## Exercise directions
Write out the data below in full, unchanged, minus the images.

:::

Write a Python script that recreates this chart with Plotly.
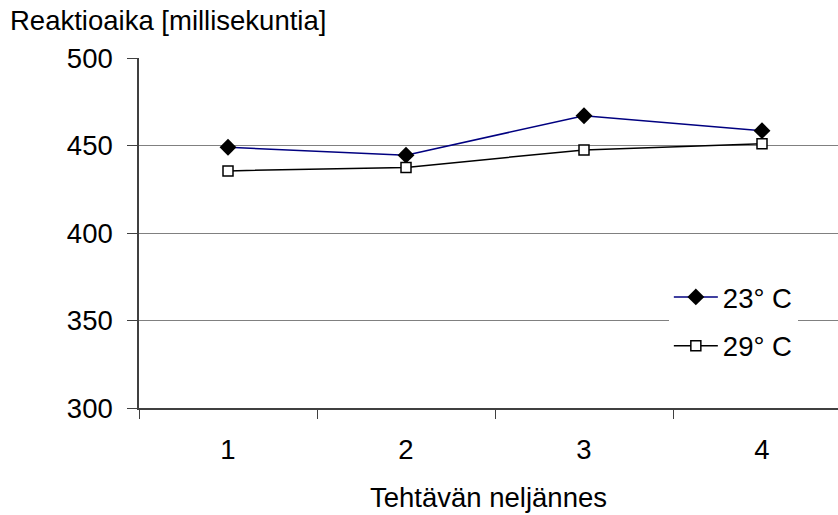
import plotly.graph_objects as go

# Reaction time per quarter of the task at two room temperatures
quarters = ["1", "2", "3", "4"]
temp_23 = [449, 444.5, 467, 458.5]
temp_29 = [435.5, 437.5, 447.5, 451]
series_names = ["23° C", "29° C"]
y_ticks = [300, 350, 400, 450, 500]

FONT = "Liberation Sans, Arial, sans-serif"
FS = 27.5

fig = go.Figure()
fig.add_trace(go.Scatter(
    x=quarters, y=temp_23, name=series_names[0], mode="lines+markers",
    line=dict(color="#000080", width=1.5),
    marker=dict(symbol="diamond", size=13, color="black",
                line=dict(color="black", width=0)),
    legendgroup="a",
))
fig.add_trace(go.Scatter(
    x=quarters, y=temp_29, name=series_names[1], mode="lines+markers",
    line=dict(color="black", width=1.5),
    marker=dict(symbol="square", size=10, color="white",
                line=dict(color="black", width=1.5)),
    legendgroup="b",
))

fig.update_layout(
    width=838, height=515,
    margin=dict(l=139, r=0, t=58, b=107),
    paper_bgcolor="white", plot_bgcolor="white",
    font=dict(family=FONT, size=FS, color="black"),
    showlegend=True,
    legend=dict(
        x=0.758, y=0.247, xanchor="left", yanchor="middle",
        bgcolor="white", borderwidth=0, itemwidth=44,
        font=dict(family=FONT, size=FS, color="black"),
        traceorder="grouped", tracegroupgap=10,
    ),
    annotations=[dict(
        text="Reaktioaika [millisekuntia]", xref="paper", yref="paper",
        x=-139 / 699, y=1 + 58 / 350, xanchor="left", yanchor="top",
        yshift=-3, xshift=8, showarrow=False,
        font=dict(family=FONT, size=FS, color="black"),
    )],
)

fig.update_xaxes(
    type="category", range=[-0.5, -0.5 + 699 / 178],
    tickson="boundaries", ticks="outside", ticklen=9, tickwidth=1,
    tickcolor="#404040", showgrid=False, showline=True,
    linecolor="#404040", linewidth=1.5, zeroline=False,
    ticklabelstandoff=16,
    title=dict(text="Tehtävän neljännes", standoff=24,
               font=dict(family=FONT, size=FS)),
)
fig.update_yaxes(
    range=[300, 500], tickvals=y_ticks, ticks="outside", ticklen=10,
    tickwidth=1, tickcolor="#404040", showgrid=True, gridcolor="#808080",
    gridwidth=1, showline=True, linecolor="#404040", linewidth=1.5,
    zeroline=False, ticklabelstandoff=9,
)

fig.write_html("out.html")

:::

## Full answer
Write a Python script that recreates this chart with Plotly.
import plotly.graph_objects as go

# Reaction time per quarter of the task at two room temperatures
quarters = ["1", "2", "3", "4"]
temp_23 = [449, 444.5, 467, 458.5]
temp_29 = [435.5, 437.5, 447.5, 451]
series_names = ["23° C", "29° C"]
y_ticks = [300, 350, 400, 450, 500]

FONT = "Liberation Sans, Arial, sans-serif"
FS = 27.5

fig = go.Figure()
fig.add_trace(go.Scatter(
    x=quarters, y=temp_23, name=series_names[0], mode="lines+markers",
    line=dict(color="#000080", width=1.5),
    marker=dict(symbol="diamond", size=13, color="black",
                line=dict(color="black", width=0)),
    legendgroup="a",
))
fig.add_trace(go.Scatter(
    x=quarters, y=temp_29, name=series_names[1], mode="lines+markers",
    line=dict(color="black", width=1.5),
    marker=dict(symbol="square", size=10, color="white",
                line=dict(color="black", width=1.5)),
    legendgroup="b",
))

fig.update_layout(
    width=838, height=515,
    margin=dict(l=139, r=0, t=58, b=107),
    paper_bgcolor="white", plot_bgcolor="white",
    font=dict(family=FONT, size=FS, color="black"),
    showlegend=True,
    legend=dict(
        x=0.758, y=0.247, xanchor="left", yanchor="middle",
        bgcolor="white", borderwidth=0, itemwidth=44,
        font=dict(family=FONT, size=FS, color="black"),
        traceorder="grouped", tracegroupgap=10,
    ),
    annotations=[dict(
        text="Reaktioaika [millisekuntia]", xref="paper", yref="paper",
        x=-139 / 699, y=1 + 58 / 350, xanchor="left", yanchor="top",
        yshift=-3, xshift=8, showarrow=False,
        font=dict(family=FONT, size=FS, color="black"),
    )],
)

fig.update_xaxes(
    type="category", range=[-0.5, -0.5 + 699 / 178],
    tickson="boundaries", ticks="outside", ticklen=9, tickwidth=1,
    tickcolor="#404040", showgrid=False, showline=True,
    linecolor="#404040", linewidth=1.5, zeroline=False,
    ticklabelstandoff=16,
    title=dict(text="Tehtävän neljännes", standoff=24,
               font=dict(family=FONT, size=FS)),
)
fig.update_yaxes(
    range=[300, 500], tickvals=y_ticks, ticks="outside", ticklen=10,
    tickwidth=1, tickcolor="#404040", showgrid=True, gridcolor="#808080",
    gridwidth=1, showline=True, linecolor="#404040", linewidth=1.5,
    zeroline=False, ticklabelstandoff=9,
)

fig.write_html("out.html")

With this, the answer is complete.